INVESTMENT IN ANY SECURITIES DESCRIBED HEREIN HAS NOT BEEN APPROVED OR DISAPPROVED BY THE SEC OR ANY OTHER REGULATORY AUTHORITY NOR HAS ANY AUTHORITY PASSED UPON OR ENDORSED THE MERITS OF THE OFFERING OR THE ACCURACY OR ADEQUACY OF THE INFORMATION CONTAINED HEREIN ANY REPRESENTATION TO THE CONTRARY IS A CRIMINAL OFFENSE.

 

The Company and SPAC reserve the right to negotiate with one or more parties and to enter into a definitive agreement relating to the transaction at any time and without prior notice to the recipient or any other person or entity. The Company and SPAC also reserve the right, at any time and without prior notice and without assigning any reason therefor, (i) to terminate the further participation by the recipient or any other person or entity in the consideration of, and proposed process relating to, the transaction, (ii) to modify any of the rules or procedures relating to such consideration and proposed process and (iii) to terminate entirely such consideration and proposed process.

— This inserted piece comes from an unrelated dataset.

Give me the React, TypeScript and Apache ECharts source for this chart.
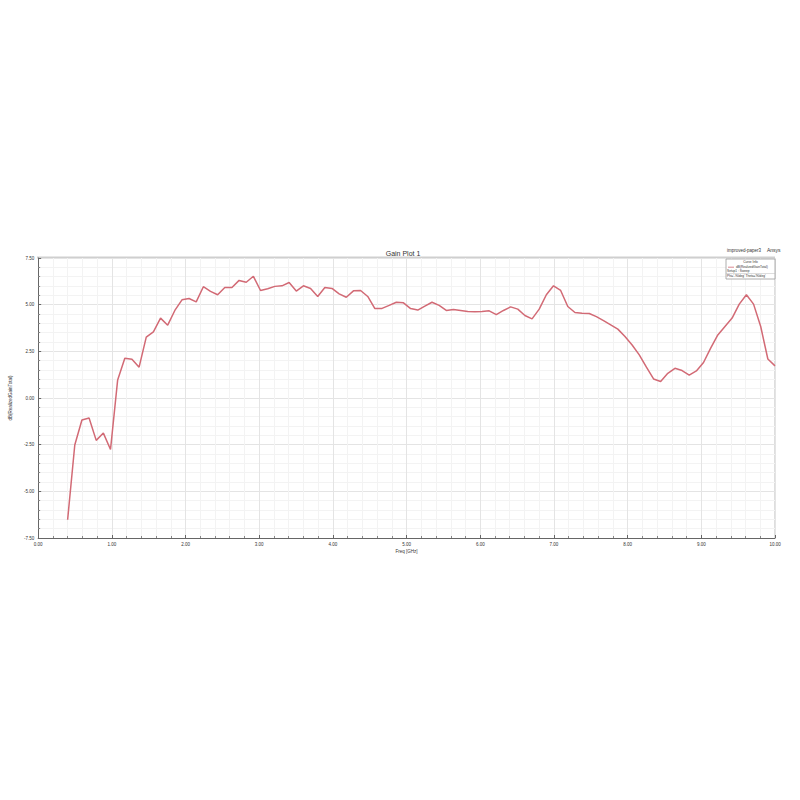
import React, { useEffect, useRef } from "react";
import * as echarts from "echarts";

const freqGHz = [
  0.4, 0.497, 0.594, 0.691, 0.788, 0.885, 0.982, 1.079, 1.176, 1.273,
  1.37, 1.467, 1.564, 1.661, 1.758, 1.855, 1.952, 2.048, 2.145, 2.242,
  2.339, 2.436, 2.533, 2.63, 2.727, 2.824, 2.921, 3.018, 3.115, 3.212,
  3.309, 3.406, 3.503, 3.6, 3.697, 3.794, 3.891, 3.988, 4.085, 4.182,
  4.279, 4.376, 4.473, 4.57, 4.667, 4.764, 4.861, 4.958, 5.055, 5.152,
  5.248, 5.345, 5.442, 5.539, 5.636, 5.733, 5.83, 5.927, 6.024, 6.121,
  6.218, 6.315, 6.412, 6.509, 6.606, 6.703, 6.8, 6.897, 6.994, 7.091,
  7.188, 7.285, 7.382, 7.479, 7.576, 7.673, 7.77, 7.867, 7.964, 8.061,
  8.158, 8.255, 8.352, 8.448, 8.545, 8.642, 8.739, 8.836, 8.933, 9.03,
  9.127, 9.224, 9.321, 9.418, 9.515, 9.612, 9.709, 9.806, 9.903, 10.0,
];

const gainDb = [
  -6.52, -2.52, -1.18, -1.07, -2.27, -1.88, -2.76, 0.97, 2.13, 2.08,
  1.65, 3.26, 3.54, 4.28, 3.9, 4.69, 5.26, 5.33, 5.15, 5.96,
  5.71, 5.53, 5.92, 5.92, 6.3, 6.2, 6.52, 5.76, 5.85, 5.98,
  6.01, 6.19, 5.73, 6.01, 5.87, 5.44, 5.92, 5.87, 5.58, 5.4,
  5.74, 5.76, 5.44, 4.79, 4.8, 4.96, 5.13, 5.1, 4.79, 4.71,
  4.92, 5.13, 4.96, 4.69, 4.74, 4.69, 4.63, 4.62, 4.63, 4.67,
  4.47, 4.69, 4.88, 4.76, 4.42, 4.24, 4.76, 5.53, 6.01, 5.76,
  4.9, 4.58, 4.54, 4.53, 4.36, 4.15, 3.92, 3.69, 3.29, 2.84,
  2.31, 1.65, 1.02, 0.88, 1.32, 1.59, 1.47, 1.23, 1.45, 1.9,
  2.67, 3.38, 3.83, 4.28, 5.03, 5.53, 5.03, 3.83, 2.09, 1.72,
];

const titleText = "Gain Plot 1";
const xAxisName = "Freq [GHz]";
const yAxisName = "dB(RealizedGainTotal)";
const projectText = "improved-paper3";
const brandText = "Ansys";
const legendLines = ["Curve Info", "dB(RealizedGainTotal)", "Setup1 : Sweep", "Phi='-90deg' Theta='90deg'"];

const FONT = "Liberation Sans, Arial, sans-serif";
const LINE_COLOR = "#d26a75";

export default function App() {
  const ref = useRef<HTMLDivElement>(null);
  useEffect(() => {
    if (!ref.current) return;
    const chart = echarts.init(ref.current, null, { renderer: "svg" });
    const gl = 37, gt = 258, gw = 738, gh = 280;
    const lx = 726, ly = 259, lw = 49, lh = 20;
    chart.setOption({
      animation: false,
      backgroundColor: "#ffffff",
      title: {
        text: titleText,
        left: 398,
        top: 245,
        textAlign: "center",
        textStyle: { fontSize: 7, fontWeight: "normal", color: "#333", fontFamily: FONT },
      },
      grid: { left: gl, top: gt, width: gw, height: gh, containLabel: false },
      xAxis: {
        type: "value",
        min: 0,
        max: 10,
        interval: 1,
        name: xAxisName,
        nameLocation: "middle",
        nameGap: 11,
        nameTextStyle: { fontSize: 4.5, color: "#333", fontFamily: FONT },
        axisLine: { show: true, onZero: false, lineStyle: { color: "#666", width: 1 } },
        axisTick: { show: true, inside: true, length: 3, lineStyle: { color: "#666" } },
        minorTick: { show: true, splitNumber: 5, length: 2, lineStyle: { color: "#888" } },
        axisLabel: {
          fontSize: 4.5,
          color: "#333",
          fontFamily: FONT,
          margin: 4,
          formatter: (v: number) => v.toFixed(2),
        },
        splitLine: { show: true, lineStyle: { color: "#e4e4e4", width: 1 } },
        minorSplitLine: { show: true, lineStyle: { color: "#f3f3f3", width: 1 } },
      },
      yAxis: {
        type: "value",
        min: -7.5,
        max: 7.5,
        interval: 2.5,
        name: yAxisName,
        nameLocation: "middle",
        nameGap: 14,
        nameRotate: 90,
        nameTextStyle: { fontSize: 4.5, color: "#333", fontFamily: FONT },
        axisLine: { show: true, onZero: false, lineStyle: { color: "#666", width: 1 } },
        axisTick: { show: true, inside: true, length: 3, lineStyle: { color: "#666" } },
        minorTick: { show: true, splitNumber: 5, length: 2, lineStyle: { color: "#888" } },
        axisLabel: {
          fontSize: 4.5,
          color: "#333",
          fontFamily: FONT,
          margin: 4,
          formatter: (v: number) => v.toFixed(2),
        },
        splitLine: { show: true, lineStyle: { color: "#e4e4e4", width: 1 } },
        minorSplitLine: { show: true, lineStyle: { color: "#f3f3f3", width: 1 } },
      },
      graphic: [
        { type: "rect", shape: { x: gl, y: gt - 1.5, width: gw, height: 2 }, style: { fill: "#cfcfcf" }, silent: true },
        { type: "line", shape: { x1: gl + gw, y1: gt, x2: gl + gw, y2: gt + gh }, style: { stroke: "#bdbdbd", lineWidth: 1 }, silent: true },
        { type: "text", left: 727, top: 248, style: { text: projectText, fontSize: 4.5, fill: "#333", fontFamily: FONT } },
        { type: "text", left: 767, top: 247.5, style: { text: brandText, fontSize: 5, fill: "#333", fontFamily: FONT } },
        { type: "rect", shape: { x: lx, y: ly, width: lw, height: lh }, style: { fill: "#ffffff", stroke: "#9a9a9a", lineWidth: 0.8 }, z: 10 },
        { type: "text", x: lx + lw / 2, y: ly + 1, style: { text: legendLines[0], fontSize: 3.2, fill: "#333", fontFamily: FONT, textAlign: "center" }, z: 11 },
        { type: "line", shape: { x1: lx + 2, y1: ly + 8.2, x2: lx + 8, y2: ly + 8.2 }, style: { stroke: LINE_COLOR, lineWidth: 0.8 }, z: 11 },
        { type: "text", x: lx + 10, y: ly + 6.4, style: { text: legendLines[1], fontSize: 3.2, fill: "#333", fontFamily: FONT }, z: 11 },
        { type: "text", x: lx + 1, y: ly + 10.6, style: { text: legendLines[2], fontSize: 3.2, fill: "#333", fontFamily: FONT }, z: 11 },
        { type: "text", x: lx + 1, y: ly + 15, style: { text: legendLines[3], fontSize: 3.2, fill: "#333", fontFamily: FONT }, z: 11 },
        { type: "line", shape: { x1: lx, y1: ly + 14.5, x2: lx + lw, y2: ly + 14.5 }, style: { stroke: "#bbbbbb", lineWidth: 0.5 }, z: 11 },
      ],
      series: [
        {
          type: "line",
          data: freqGHz.map((f, i) => [f, gainDb[i]]),
          showSymbol: false,
          symbol: "none",
          lineStyle: { color: LINE_COLOR, width: 1.5 },
          itemStyle: { color: LINE_COLOR },
        },
      ],
    });
    return () => chart.dispose();
  }, []);
  return (
    <div
      ref={ref}
      style={{ position: "fixed", left: 0, top: 0, width: 800, height: 800, background: "#fff" }}
    />
  );
}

No representation or warranty (whether express or implied) has been made by the Company, the SPAC or any of their respective directors, officers, employees, affiliates, agents, advisors or representatives with respect to the proposed process or the manner in which the proposed process is conducted, and the recipient disclaims any such representation or warranty. The recipient acknowledges that the Company, SPAC and their respective directors, officers, employees, affiliates, agents, advisors or representatives are under no obligation to accept any offer or proposal by any person or entity regarding the transaction. None of the Company, SPAC or any of their respective directors, officers, employees, affiliates, agents, advisors or representatives has any legal, fiduciary or other duty to any recipient with respect to the manner in which the proposed process is conducted.